FTC Warns Companies to Stop Warranty Practices That Harm Consumers’ Right to Repair

Federal Trade Commission staff sent warning letters to eight companies about their warranty practices that may be standing in the way of consumers’ right to repair products they have purchased.

The warning letters inform the companies of FTC staff’s concerns that their practices violate the Magnuson-Moss Warranty Act (MMWA), a law that governs consumer product warranties and is enforced by the FTC.

“These warning letters put companies on notice that restricting consumers’ right to repair violates the law,” said Samuel Levine, Director of the FTC’s Bureau of Consumer Protection. “The Commission will continue our efforts to protect consumers’ right to repair and independent dealers’ right to compete.”

The letters to five of the companies warn that FTC staff has concerns about the companies’ statements that consumers must use specified parts or service providers to keep their warranties intact.
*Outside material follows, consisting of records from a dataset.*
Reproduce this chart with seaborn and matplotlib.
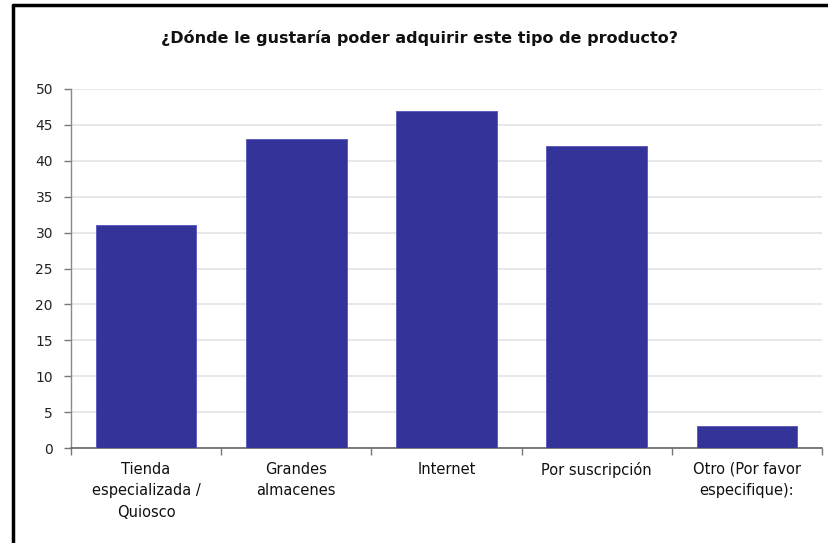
import matplotlib
matplotlib.use("Agg")
import matplotlib.pyplot as plt
import seaborn as sns
import pandas as pd
from matplotlib.lines import Line2D

categories = ["Tienda\nespecializada /\nQuiosco", "Grandes\nalmacenes", "Internet",
              "Por suscripción", "Otro (Por favor\nespecifique):"]
values = [31, 43, 47, 42, 3]
yticks = [0, 5, 10, 15, 20, 25, 30, 35, 40, 45, 50]
title = "¿Dónde le gustaría poder adquirir este tipo de producto?"

sns.set_theme(style="white")
plt.rcParams['font.family'] = ['DejaVu Sans']

df = pd.DataFrame({"cat": categories, "val": values})

fig = plt.figure(figsize=(8.29, 5.43), dpi=100)
ax = fig.add_axes([71/829, 1-448/543, 751/829, 359/543])

sns.barplot(data=df, x="cat", y="val", color="#333399", saturation=1, width=0.67,
            edgecolor="#5555bb", linewidth=0.6, ax=ax, zorder=3)

ax.set_ylim(0, 50)
ax.set_xlim(-0.5, len(categories) - 0.5)
ax.set_yticks(yticks)
ax.set_yticklabels([str(t) for t in yticks], fontsize=10, color="#222222")
ax.yaxis.grid(True, color="#e4e4e4", linewidth=1.2, zorder=0)
ax.set_axisbelow(True)
ax.set_xlabel("")
ax.set_ylabel("")

# x ticks at category boundaries, labels at centers
ax.set_xticks([i for i in range(len(categories))])
ax.set_xticklabels(categories, fontsize=10.5, color="#111111", linespacing=1.55)
ax.tick_params(axis="x", length=0, pad=10)
ax.set_xticks([i - 0.5 for i in range(len(categories) + 1)], minor=True)
ax.tick_params(axis="x", which="minor", length=5, width=1, color="#777777", direction="out", bottom=True)
ax.tick_params(axis="y", length=5, width=1, color="#777777", direction="out", left=True, pad=8)

for s in ["top", "right"]:
    ax.spines[s].set_visible(False)
ax.spines["left"].set_color("#888888")
ax.spines["bottom"].set_color("#666666")
ax.spines["left"].set_linewidth(1)
ax.spines["bottom"].set_linewidth(1.2)

fig.text(420/829, 1-38/543, title, ha="center", va="center", fontsize=11.5,
         fontweight="bold", color="#111111")

# outer frame lines (top and left)
fig.add_artist(Line2D([13.5/829, 13.5/829], [0, 1-5/543], transform=fig.transFigure,
                      color="black", linewidth=2.5))
fig.add_artist(Line2D([13.5/829, 1], [1-5/543, 1-5/543], transform=fig.transFigure,
                      color="black", linewidth=2.5))

fig.savefig("out.png", dpi=100)
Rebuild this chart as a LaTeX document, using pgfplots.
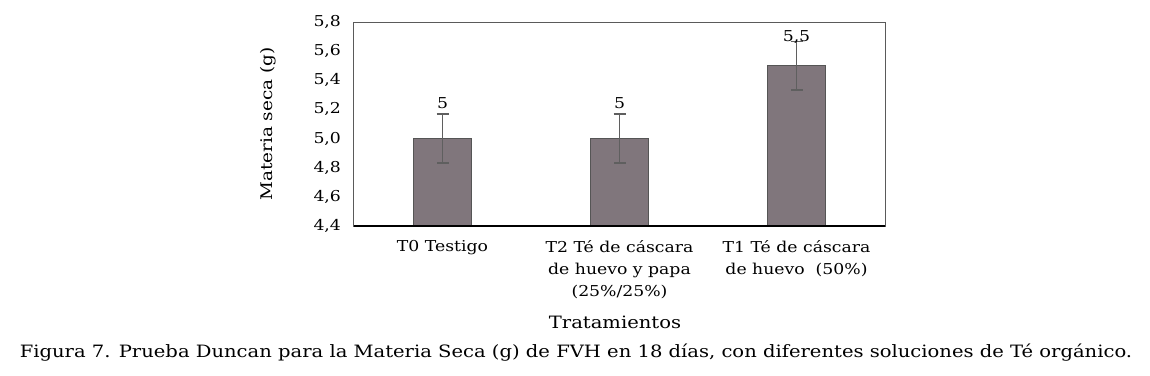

Unless warrantors provide the parts or services for free or receive a waiver from the FTC, such statements are generally prohibited by the MMWA. Similarly, such statements may be deceptive under the FTC Act.

These letters were issued to air purifier sellers aeris Health, Blueair, Medify Air, and Oransi, along with treadmill company InMovement.

Letters to three other companies warn against their use of stickers containing “warranty void if removed” or similar language that are placed in locations on products that hinder consumers’ ability to perform routine maintenance and repairs on their products.

These letters were issued to ASRock, Zotac, and Gigabyte, companies that market and sell gaming PCs, graphics chips, motherboards, and other accessories.

FTC staff has urged each company to review its promotional and warranty materials to ensure that such materials do not state or imply that warranty coverage is conditioned on the use of specific parts or services. The letters state that FTC staff will review the companies’ websites after 30 days and that failure to correct any potential violations may result in law enforcement action.

The staff attorneys on this matter are Abdiel T. Lewis and Alyssa Wu of the FTC’s Western Region, San Francisco.